Project Four - Document Classification
Introduction/Approach
The objective of this assignment is to build a document classification model that can predict whether an email should be classified as spam or ham. For this project, the SpamAssassin Public Corpus (Apache SpamAssassin Project, n.d.) will likely be used, since it already contains labeled spam and non-spam email messages.
Data Preparation
The spam and ham files will first be downloaded and extracted. Each email will then be imported into R and assigned a label based on its folder classification.
spam = 1
ham = 0
The text will then be cleaned by removing unnecessary punctuation, numbers, stopwords, and extra whitespace. After preprocessing, the emails will be converted into a Document-Term Matrix, where each row represents an email and each column represents a term.
Model Construction
A predictive classifier will then be trained on the labeled email data. One likely method is Naive Bayes, since it is commonly used for text classification and spam filtering.
Evaluation Plan
The data will be split into training and testing sets. The model will be trained on the training set and evaluated on the withheld test set using measures such as accuracy, precision, recall, and F1-score.

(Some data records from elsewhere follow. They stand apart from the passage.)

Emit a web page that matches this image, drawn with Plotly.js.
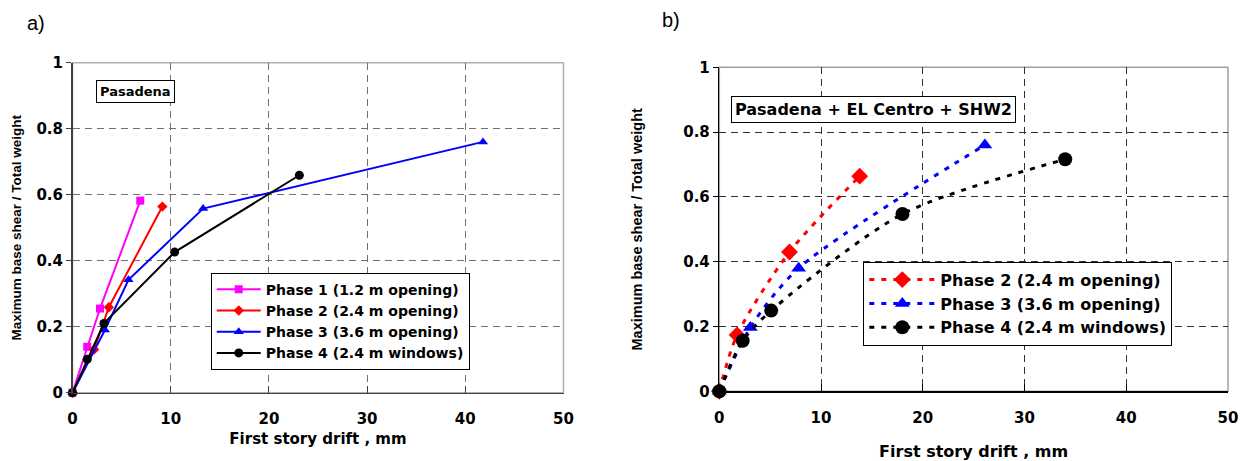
<!DOCTYPE html>
<html>
<head>
<meta charset="utf-8">
<script src="https://cdn.plot.ly/plotly-3.0.1.min.js"></script>
<style>html,body{margin:0;padding:0;background:#fff;}#chart{width:1247px;height:461px;}</style>
</head>
<body>
<div id="chart"></div>
<script>
// ---- Panel a) Pasadena ----
const p1A_x = [0, 1.5, 2.8, 6.9];
const p1A_y = [0, 0.139, 0.255, 0.582];
const p2A_x = [0, 2.2, 3.7, 9.15];
const p2A_y = [0, 0.131, 0.259, 0.564];
const p3A_x = [0, 3.3, 5.7, 13.3, 41.8];
const p3A_y = [0, 0.19, 0.342, 0.558, 0.76];
const p4A_x = [0, 1.5, 3.2, 10.4, 23.1];
const p4A_y = [0, 0.101, 0.21, 0.426, 0.659];

// ---- Panel b) Pasadena + EL Centro + SHW2 ----
const p2B_x = [0, 1.75, 6.9, 13.8];
const p2B_y = [0, 0.174, 0.43, 0.664];
const p3B_x = [0, 3.05, 7.8, 26.1];
const p3B_y = [0, 0.197, 0.38, 0.76];
const p4B_x = [0, 2.3, 5.1, 18.0, 34.0];
const p4B_y = [0, 0.156, 0.249, 0.547, 0.716];

const namesA = ["Phase 1 (1.2 m opening)", "Phase 2 (2.4 m opening)", "Phase 3 (3.6 m opening)", "Phase 4 (2.4 m windows)"];
const namesB = ["Phase 2 (2.4 m opening)", "Phase 3 (3.6 m opening)", "Phase 4 (2.4 m windows)"];
const xTicks = [0, 10, 20, 30, 40, 50];
const yTicks = [0, 0.2, 0.4, 0.6, 0.8, 1];
const yTickText = ["0", "0.2", "0.4", "0.6", "0.8", "1"];
const xTitle = "First story drift , mm";
const yTitle = "Maximum base shear / Total weight";

const WIDE = "DejaVu Sans, Verdana, sans-serif";
const NARROW = "Liberation Sans, Arial, Helvetica, sans-serif";

function solid(x, y, name, color, symbol, size) {
  return {x: x, y: y, name: name, type: 'scatter', mode: 'lines+markers',
    xaxis: 'x', yaxis: 'y', legend: 'legend', cliponaxis: false,
    line: {color: color, width: 2},
    marker: {color: color, symbol: symbol, size: size}};
}
function dashed(x, y, name, color, symbol, size) {
  return {x: x, y: y, name: name, type: 'scatter', mode: 'lines+markers',
    xaxis: 'x2', yaxis: 'y2', legend: 'legend2', cliponaxis: false,
    line: {color: color, width: 3, dash: '5px,7px', shape: 'spline', smoothing: 0.8},
    marker: {color: color, symbol: symbol, size: size}};
}

const data = [
  solid(p1A_x, p1A_y, namesA[0], '#FF00FF', 'square', 8),
  solid(p2A_x, p2A_y, namesA[1], '#FF0000', 'diamond', 8),
  solid(p3A_x, p3A_y, namesA[2], '#0000FF', 'triangle-up', 9),
  solid(p4A_x, p4A_y, namesA[3], '#000000', 'circle', 9),
  dashed(p2B_x, p2B_y, namesB[0], '#FF0000', 'diamond', 13),
  dashed(p3B_x, p3B_y, namesB[1], '#0000FF', 'triangle-up', 13),
  dashed(p4B_x, p4B_y, namesB[2], '#000000', 'circle', 14)
];

function xax(domain, anchor, grid, axcol, stand, tsize) {
  return {domain: domain, anchor: anchor, range: [0, 50], tickvals: xTicks, ticktext: xTicks.map(String),
    showgrid: true, gridcolor: grid, griddash: '7px,5px', gridwidth: 1, zeroline: false,
    showline: true, linecolor: axcol, linewidth: 1.5, ticks: 'inside', ticklen: 7, tickcolor: axcol,
    ticklabelstandoff: 12,
    tickfont: {family: WIDE, size: 15, color: '#000', weight: 'bold'},
    title: {text: xTitle, standoff: stand, font: {family: WIDE, size: tsize, color: '#000', weight: 'bold'}},
    fixedrange: true};
}
function yax(domain, anchor, grid, axcol, stand, tsize) {
  return {domain: domain, anchor: anchor, range: [0, 1], tickvals: yTicks, ticktext: yTickText,
    showgrid: true, gridcolor: grid, griddash: '7px,5px', gridwidth: 1, zeroline: false,
    showline: true, linecolor: axcol, linewidth: 1.5, ticks: 'outside', ticklen: 5, tickcolor: axcol,
    tickfont: {family: WIDE, size: 15, color: '#000', weight: 'bold'},
    title: {text: yTitle, standoff: stand, font: {family: NARROW, size: tsize, color: '#000', weight: 'bold'}},
    fixedrange: true};
}

const layout = {
  width: 1247, height: 461,
  margin: {l: 0, r: 0, t: 0, b: 0},
  paper_bgcolor: '#fff', plot_bgcolor: '#fff',
  font: {family: WIDE, color: '#000'},
  xaxis: xax([0.05814, 0.45189], 'y', '#707070', '#404040', 6, 15),
  yaxis: yax([0.14816, 0.86399], 'x', '#707070', '#404040', 11, 13.5),
  xaxis2: xax([0.57683, 0.98476], 'y2', '#303030', '#000000', 22, 16),
  yaxis2: yax([0.15119, 0.85401], 'x2', '#303030', '#000000', 37, 14.5),
  legend: {x: 0.169, y: 0.4085, xanchor: 'left', yanchor: 'top', bgcolor: '#fff',
    bordercolor: '#000', borderwidth: 1, tracegroupgap: 0, itemwidth: 44,
    font: {family: WIDE, size: 14, color: '#000', weight: 'bold'}},
  legend2: {x: 0.6923, y: 0.4323, xanchor: 'left', yanchor: 'top', bgcolor: '#fff',
    bordercolor: '#000', borderwidth: 1, tracegroupgap: 0, itemwidth: 66,
    font: {family: WIDE, size: 16, color: '#000', weight: 'bold'}},
  shapes: [
    {type: 'rect', xref: 'x domain', yref: 'y domain', x0: 0, x1: 1, y0: 0, y1: 1,
      line: {color: '#b0b0b0', width: 1.5}, layer: 'below'},
    {type: 'rect', xref: 'x2 domain', yref: 'y2 domain', x0: 0, x1: 1, y0: 0, y1: 1,
      line: {color: '#a0a0a0', width: 1.5}, layer: 'below'}
  ],
  annotations: [
    {text: 'Pasadena', xref: 'paper', yref: 'paper', x: 0.10826, y: 0.8015, xanchor: 'center', yanchor: 'middle',
      showarrow: false, bordercolor: '#000', borderwidth: 1, borderpad: 3, bgcolor: '#fff',
      font: {family: WIDE, size: 13, color: '#000', weight: 'bold'}},
    {text: 'Pasadena + EL Centro + SHW2', xref: 'paper', yref: 'paper', x: 0.70048, y: 0.7614, xanchor: 'center', yanchor: 'middle',
      showarrow: false, bordercolor: '#000', borderwidth: 1, borderpad: 3, bgcolor: '#fff',
      font: {family: WIDE, size: 16, color: '#000', weight: 'bold'}},
    {text: 'a)', xref: 'paper', yref: 'paper', x: 0.02887, y: 0.9501, xanchor: 'center', yanchor: 'middle',
      showarrow: false, font: {family: NARROW, size: 20, color: '#000'}},
    {text: 'b)', xref: 'paper', yref: 'paper', x: 0.5381, y: 0.9566, xanchor: 'center', yanchor: 'middle',
      showarrow: false, font: {family: NARROW, size: 20, color: '#000'}}
  ]
};

Plotly.newPlot('chart', data, layout, {displayModeBar: false, staticPlot: true});
</script>
</body>
</html>
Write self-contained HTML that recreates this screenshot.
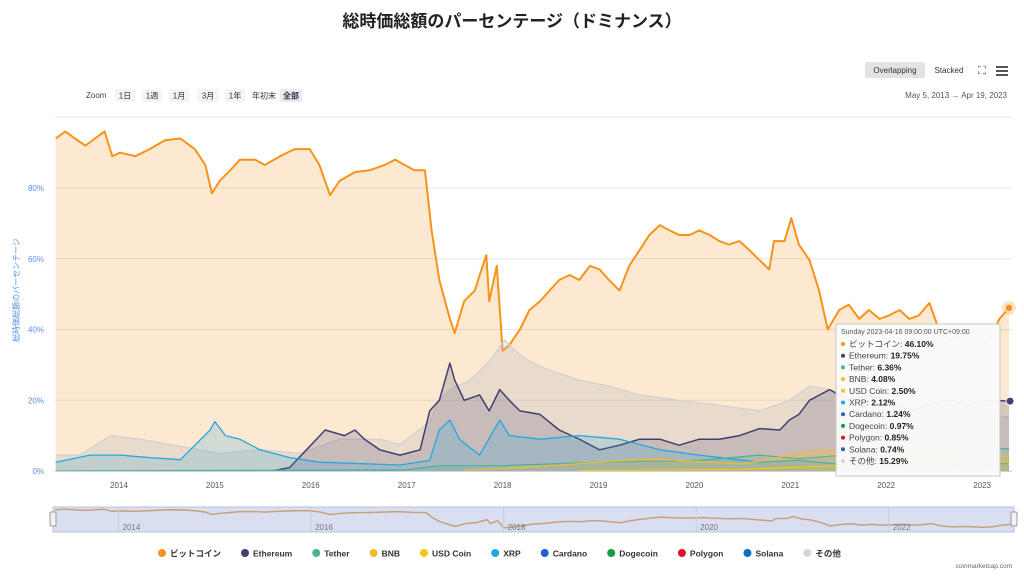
<!DOCTYPE html>
<html><head><meta charset="utf-8">
<style>
body{margin:0;background:#fff;font-family:"Liberation Sans","Noto Sans CJK JP",sans-serif;}
#wrap{position:relative;width:1024px;height:588px;overflow:hidden;}
svg text{font-family:"Liberation Sans","Noto Sans CJK JP",sans-serif;}
</style></head>
<body>
<div id="wrap">
<svg id="chart" width="1024" height="588"></svg>
</div>
<script>
const btcYears=[2013.34,2013.44,2013.54,2013.65,2013.75,2013.85,2013.93,2014.01,2014.17,2014.32,2014.48,2014.64,2014.79,2014.90,2014.97,2015.05,2015.16,2015.26,2015.42,2015.52,2015.68,2015.83,2015.99,2016.09,2016.20,2016.30,2016.46,2016.61,2016.77,2016.88,2016.98,2017.08,2017.19,2017.26,2017.34,2017.45,2017.50,2017.60,2017.71,2017.78,2017.83,2017.86,2017.94,2018.00,2018.07,2018.18,2018.28,2018.39,2018.49,2018.59,2018.70,2018.80,2018.91,2019.01,2019.11,2019.22,2019.32,2019.43,2019.53,2019.64,2019.74,2019.84,2019.95,2020.05,2020.16,2020.26,2020.36,2020.47,2020.57,2020.68,2020.78,2020.83,2020.94,2021.01,2021.09,2021.20,2021.30,2021.39,2021.51,2021.61,2021.72,2021.82,2021.93,2022.03,2022.14,2022.24,2022.34,2022.45,2022.55,2022.66,2022.76,2022.86,2022.97,2023.07,2023.18,2023.28];
const btcValues=[94,96,94,92,94,96,89,90,89,91,93.5,94,91,86.5,78.5,82,85,88,88,86.5,89,91,91,86.5,78,82,84.5,85,86.5,88,86.5,85,85,68,54,43,39,48,51,57,61,48,58,34,35.6,40,45.5,48,51,54,55.4,54,58,57,54,51,58,62.5,66.7,69.5,68,66.7,66.7,68,66.7,65,64,65,62.5,59.6,57,65,65,71.5,64,59.6,51,40,45.5,47,43,45.5,43,44,45.5,43,44,47.5,40,37,38.5,37.6,35.6,37,43,46.1];
const ethYears=[2015.60,2015.78,2016.15,2016.35,2016.46,2016.56,2016.72,2016.93,2017.14,2017.24,2017.34,2017.45,2017.50,2017.60,2017.76,2017.86,2017.97,2018.07,2018.18,2018.39,2018.59,2018.80,2019.01,2019.22,2019.43,2019.64,2019.84,2020.05,2020.26,2020.47,2020.68,2020.89,2020.99,2021.09,2021.20,2021.41,2021.61,2021.82,2022.03,2022.24,2022.45,2022.66,2022.86,2023.07,2023.28];
const ethValues=[0,1,11.6,10,11.6,9,6,4.5,6,17,20,30.5,25.7,20,21.5,17,23,20,17,16,11.6,9,6,7.3,9,9,7.3,9,9,10,12,11.6,14.4,16,20,23,20,21.5,20,17,18.6,20,18.6,20,19.75];
const otherYears=[2013.34,2013.59,2013.91,2014.22,2014.64,2015.05,2015.47,2015.89,2016.30,2016.72,2016.93,2017.24,2017.34,2017.45,2017.66,2017.86,2018.02,2018.13,2018.28,2018.49,2018.80,2019.11,2019.43,2019.84,2020.26,2020.68,2020.99,2021.20,2021.41,2021.72,2022.14,2022.66,2023.28];
const otherValues=[4.5,4.5,10,9,7,5,6,5,9,9,7.5,14,20,23,25.7,31,37,34,31,28.5,25.7,24,21.5,20,18.6,17,20,24,23,20,18.6,17,15.29];
const xrpYears=[2013.34,2013.70,2014.01,2014.32,2014.64,2014.95,2015.00,2015.11,2015.26,2015.47,2015.78,2016.09,2016.93,2017.24,2017.34,2017.45,2017.55,2017.76,2017.97,2018.07,2018.39,2018.80,2019.22,2019.64,2020.05,2020.68,2021.09,2021.61,2023.28];
const xrpValues=[2.5,4.5,4.5,3.8,3.2,11.6,14,10,9,6,3.8,2.5,1.7,3,11.6,14.4,9,4.5,14.4,10,9,10,9,6,4.5,2.5,3,1.7,2.12];
const usdtYears=[2013.34,2017.0,2017.34,2017.97,2019.01,2020.05,2020.68,2021.09,2021.82,2022.66,2023.28];
const usdtValues=[0,0.3,1.5,1.5,2.5,3,4.5,3.5,5,6,6.36];
const bnbYears=[2017.6,2018.5,2019.5,2020.5,2021.3,2022.0,2023.28];
const bnbValues=[0.2,1.5,3.5,2,6,4.5,4.08];
const usdcYears=[2018.8,2020.5,2021.5,2022.4,2023.28];
const usdcValues=[0.1,0.5,1.5,4.5,2.5];
const yTicks=[0,20,40,60,80];
const xTicks=[2014,2015,2016,2017,2018,2019,2020,2021,2022,2023];
const navTicks=[2014,2016,2018,2020,2022];
const legendNames=["ビットコイン","Ethereum","Tether","BNB","USD Coin","XRP","Cardano","Dogecoin","Polygon","Solana","その他"];
const legendColors=["#f7931a","#3f3f72","#50af95","#f3ba2f","#f5c518","#23a7e0","#2060d0","#1a9a3a","#e0102a","#1070c0","#d6d6d6"];
const tipValues=["46.10%","19.75%","6.36%","4.08%","2.50%","2.12%","1.24%","0.97%","0.85%","0.74%","15.29%"];

const NS="http://www.w3.org/2000/svg";
const svg=document.getElementById('chart');
function el(tag,attrs,parent){const e=document.createElementNS(NS,tag);for(const k in attrs)e.setAttribute(k,attrs[k]);(parent||svg).appendChild(e);return e;}
function tx(x,y,s,attrs,parent){const e=el('text',Object.assign({x:x,y:y},attrs),parent);e.textContent=s;return e;}
const X=y=>119+(y-2014)*95.9;
const Y=v=>471-v*3.5375;

const title=tx(512,27,"総時価総額のパーセンテージ（ドミナンス）",{'text-anchor':'middle','font-size':'17','font-weight':'bold',fill:'#222'});



// gridlines
yTicks.concat([100]).forEach(v=>{
 const g=el('line',{x1:55,x2:1012,y1:Y(v),y2:Y(v),stroke:'#e6e6e6','stroke-width':1});
 
 
});
yTicks.forEach(v=>{
 const t=tx(44,Y(v)+3,v+'%',{'text-anchor':'end','font-size':'8',fill:'#5a8ee6'});
 
 
});
const yt=tx(0,0,"総時価総額のパーセンテージ",{'font-size':'8',fill:'#5a8ee6','text-anchor':'middle',transform:'translate(19,290) rotate(-90)'});



function series(years,vals,color,fill,name,w){
 let d='';years.forEach((yy,i)=>{d+=(i?'L':'M')+X(yy).toFixed(1)+','+Y(vals[i]).toFixed(1);});
 const a=el('path',{d:d+'L'+X(years[years.length-1]).toFixed(1)+','+Y(0)+'L'+X(years[0]).toFixed(1)+','+Y(0)+'Z',fill:fill,stroke:'none'});
 
 
 const l=el('path',{d:d,fill:'none',stroke:color,'stroke-width':w||1.5,'stroke-linejoin':'round'});
 
 
}
series(btcYears,btcValues,'#f7931a','rgba(247,147,26,0.2)','bitcoin',2);
series(otherYears,otherValues,'#d0d0d0','rgba(190,190,190,0.3)','others',1.2);
series(ethYears,ethValues,'#3f3f72','rgba(63,63,114,0.2)','ethereum',1.5);
series(xrpYears,xrpValues,'#23a7e0','rgba(35,167,224,0.2)','xrp',1.3);
series(usdtYears,usdtValues,'#50af95','rgba(80,175,149,0.2)','tether',1.2);
series(bnbYears,bnbValues,'#f3ba2f','rgba(243,186,47,0.2)','bnb',1.2);
series(usdcYears,usdcValues,'#f5c518','rgba(245,197,24,0.2)','usd-coin',1.2);

el('line',{x1:55,x2:1012,y1:471.5,y2:471.5,stroke:'#ccd6eb'});
xTicks.forEach(y=>{
 const t=tx(X(y),488,String(y),{'text-anchor':'middle','font-size':'8',fill:'#555'});
 
 
});

// end markers
const last=btcValues.length-1;
const m=el('circle',{cx:X(btcYears[last]),cy:Y(btcValues[last]),r:4,fill:'#f7931a',stroke:'#fff','stroke-width':1.5});


el('circle',{cx:X(btcYears[last]),cy:Y(btcValues[last]),r:7,fill:'rgba(247,147,26,0.25)'});
const em=el('circle',{cx:1010,cy:Y(ethValues[ethValues.length-1]),r:4,fill:'#3f3f72',stroke:'#fff'});



// controls
const zl=tx(86,98,'Zoom',{'font-size':'8',fill:'#444'});


const zb=[['1日',115,20],['1週',142,20],['1月',169,20],['3月',197,22],['1年',225,20],['年初末',250,28],['全部',280,22]];
zb.forEach((b,i)=>{
 const r=el('rect',{x:b[1],y:89,width:b[2],height:13,rx:2,fill:i==6?'#e6ebf5':(i==5?'#fff':'#f4f4f4')});
 
 
 const t=tx(b[1]+b[2]/2,98.5,b[0],{'text-anchor':'middle','font-size':'8',fill:'#333','font-weight':i==6?'bold':'normal'});
 
 
});
const dr=tx(1007,98,'May 5, 2013  →  Apr 19, 2023',{'text-anchor':'end','font-size':'8',fill:'#555'});


const ov=el('rect',{x:865,y:62,width:60,height:16,rx:2,fill:'#e3e3e3'});


tx(895,73,'Overlapping',{'text-anchor':'middle','font-size':'8',fill:'#333'});
const st=tx(949,73,'Stacked',{'text-anchor':'middle','font-size':'8',fill:'#333'});


const fs=tx(982,74,'⛶',{'text-anchor':'middle','font-size':'11',fill:'#555'});


[66,70,74].forEach(y=>{const l=el('rect',{x:996,y:y,width:12,height:2,fill:'#555'});
 
 });

// navigator
const nb=el('rect',{x:53,y:507,width:961,height:25,fill:'#d9dff0',stroke:'#b8c2dd'});


const NX=y=>55+(y-2013.34)*(957/9.94);
const NY=v=>532-(v-20)*0.3;
let nd='';btcYears.forEach((yy,i)=>{nd+=(i?'L':'M')+NX(yy).toFixed(1)+','+NY(btcValues[i]).toFixed(1);});
const nl=el('path',{d:nd,fill:'none',stroke:'#c8a07a','stroke-width':1.5});


navTicks.forEach(y=>{
 el('line',{x1:NX(y),x2:NX(y),y1:507,y2:532,stroke:'#c5cce0'});
 const t=tx(NX(y)+4,530,String(y),{'font-size':'8',fill:'#777'});
 
 
});
[53,1014].forEach(x=>{const h=el('rect',{x:x-3,y:512,width:6,height:14,rx:1,fill:'#f2f2f2',stroke:'#999'});
 
 });

// legend
let lx=158;
legendNames.forEach((n,i)=>{
 const g=el('g',{});
 
 
 el('circle',{cx:lx+4,cy:553,r:4,fill:legendColors[i]},g);
 const t=tx(lx+12,556.5,n,{'font-size':'8.5','font-weight':'bold',fill:'#333'},g);
 lx+=12+t.getComputedTextLength()+20;
});
const cr=tx(1012,568,'coinmarketcap.com',{'text-anchor':'end','font-size':'6.5',fill:'#666'});



// tooltip
const tg=el('g',{});


el('rect',{x:836,y:324,width:164,height:152,fill:'rgba(250,250,250,0.96)',stroke:'#c8c8c8'},tg);
tx(841,334,'Sunday 2023-04-16 09:00:00 UTC+09:00',{'font-size':'7',fill:'#555'},tg);
legendNames.forEach((n,i)=>{
 const y=347+i*11.7;
 el('circle',{cx:843,cy:y-3,r:2,fill:legendColors[i]},tg);
 const t=tx(849,y,'',{'font-size':'8.5',fill:'#444'},tg);
 const a=document.createElementNS(NS,'tspan');a.textContent=n+': ';t.appendChild(a);
 const b=document.createElementNS(NS,'tspan');b.setAttribute('font-weight','bold');b.setAttribute('fill','#222');b.textContent=tipValues[i];t.appendChild(b);
});
</script>
</body></html>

Particular attention will be paid to false positives and false negatives, since legitimate emails being classified as spam, or spam emails being missed, would both affect the usefulness of the classifier.
Potential Challenges
One possible challenge is that spam messages may use varied or misleading language, making classification more difficult. Another challenge is balancing the tradeoff between catching spam and avoiding the incorrect classification of legitimate emails.
References:
- Apache SpamAssassin Project. (n.d.). Public corpus. https://spamassassin.apache.org/old/publiccorpus/